PANGU v6.01 released

PANGU v6.01 was released on 2021-Sep-15. It adds the ability to generate thermal infra-red (TIR) images of natural bodies (such as the Moon and asteroids) and artificial bodies such as spacecraft, as well as the ability to simulate communication errors.

Thermal rendering of natural bodies in PANGU uses a look-up table (LUT) system where temperatures are defined as a function of relative time of day and latitude. The local time and effective latitude of each pixel (based on local topography) is computed and used to determine the emitted thermal radiance. This model is based on the results of the LRO/Diviner experiment and the observation that many objects follow a similar cyclic evolution of temperature over time, and that the daytime temperature is primarily a function of the local incidence angle of the Sun. This thermal model has been validated against real thermal infrared images from Clementine/LWIR images of the Moon, and the recent Hayabusa2/TIR images of asteroid Ryugu as shown below.

Hayabusa2 images of Ryugu (left) and PANGU simulations (right) taken 2018-08-01 at 17:47:44 UTC. Radiance images are on top with false-colour temperature images below.

Thermal rendering of artificial bodies uses a zero-capacitance/zero-conductance model based on thermal balance equations. It includes contributions from background radiation, direct solar, indirect solar (planet albedo reflections), planet emission and internal heat sources. This model is applicable to materials such as MLI which cover the outside of many spacecraft surfaces. Dynamic control of internal heat sources within the spacecraft may allow surfaces with larger thermal inertia to be simulated more realistically. Lack of publicly available in-orbit thermal images of spacecraft makes it difficult to validate this model so PANGU results have been compared with data obtained from ESATAN.
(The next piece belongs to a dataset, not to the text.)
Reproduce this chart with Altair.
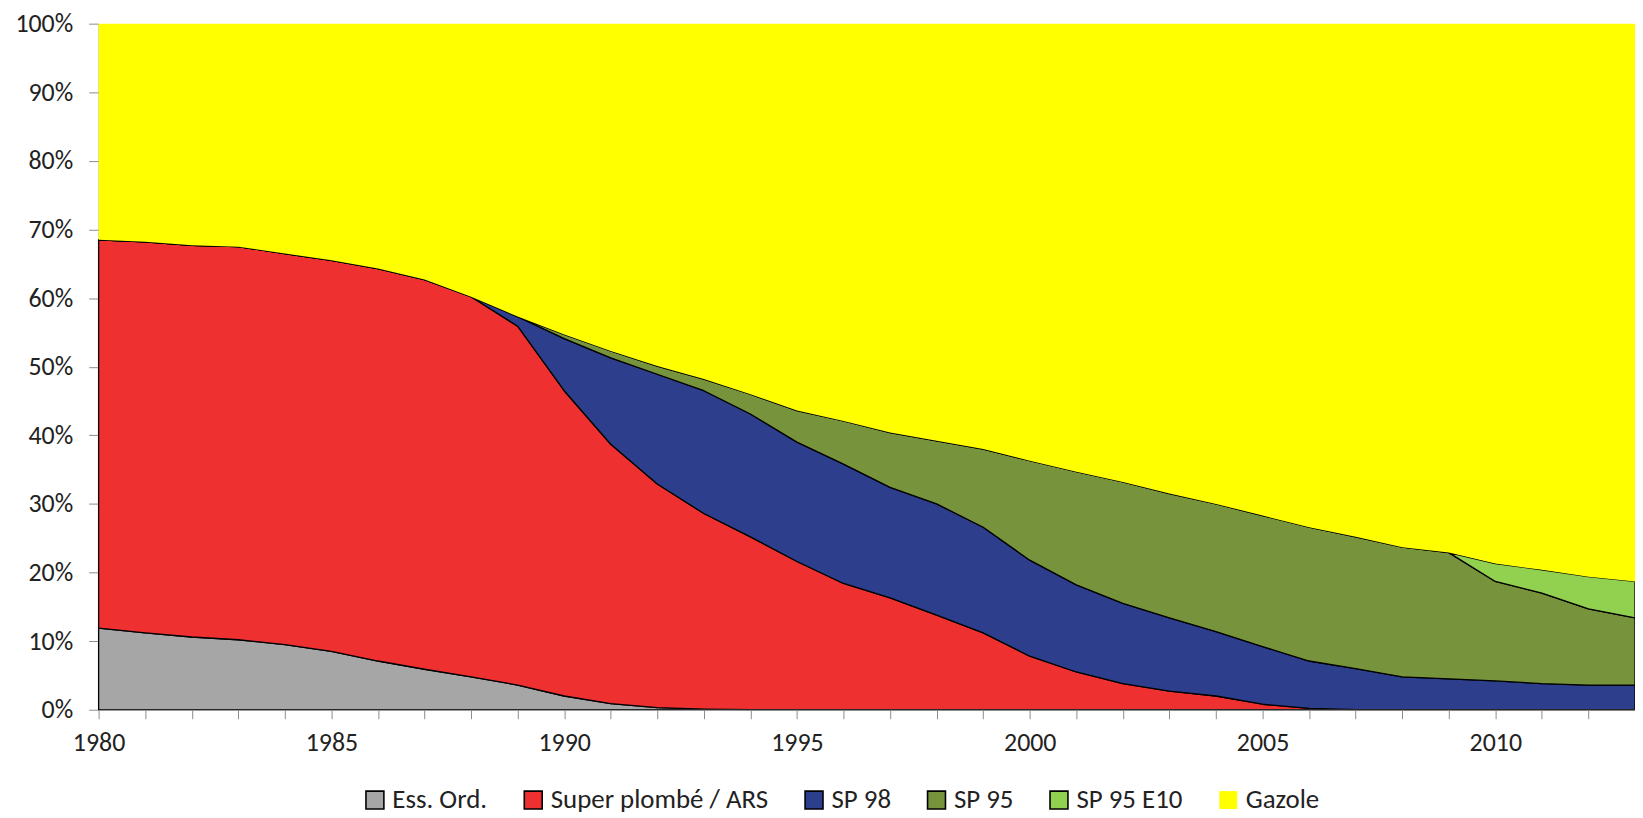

The PANGU model of communication errors is based on the division of an image into components such as colour planes and image tiles, the serialisation of pixels within those units and the application of burst errors to them. Burst errors are defined in terms of the time between bursts, and the length of the burst, both with random variations; bursts can happen multiple times in a frame. The effect on the generated image depends on the smallest unit of recovery (e.g. a pixel, a row, or a tile). For example, if the unit is a row then any rows that have pixels affected by a burst error will be replaced by the erorr colour (typically black). An example of different kinds of communication errors is shown below.

Examples of communications errors.

The top-left noisy tiled image above is PIA23248 from the MSL spacecraft with a PANGU approximation overlaid to its right. The bottom-left image is a PANGU recreation of a multi-line drop-out observed in NEAR/MSI image m0148908992f4_2p_iof of asteroid Eros. The bottom right image is an RGB-tiled PANGU image of the Earth with reset smear affected by three burst errors of different lengths.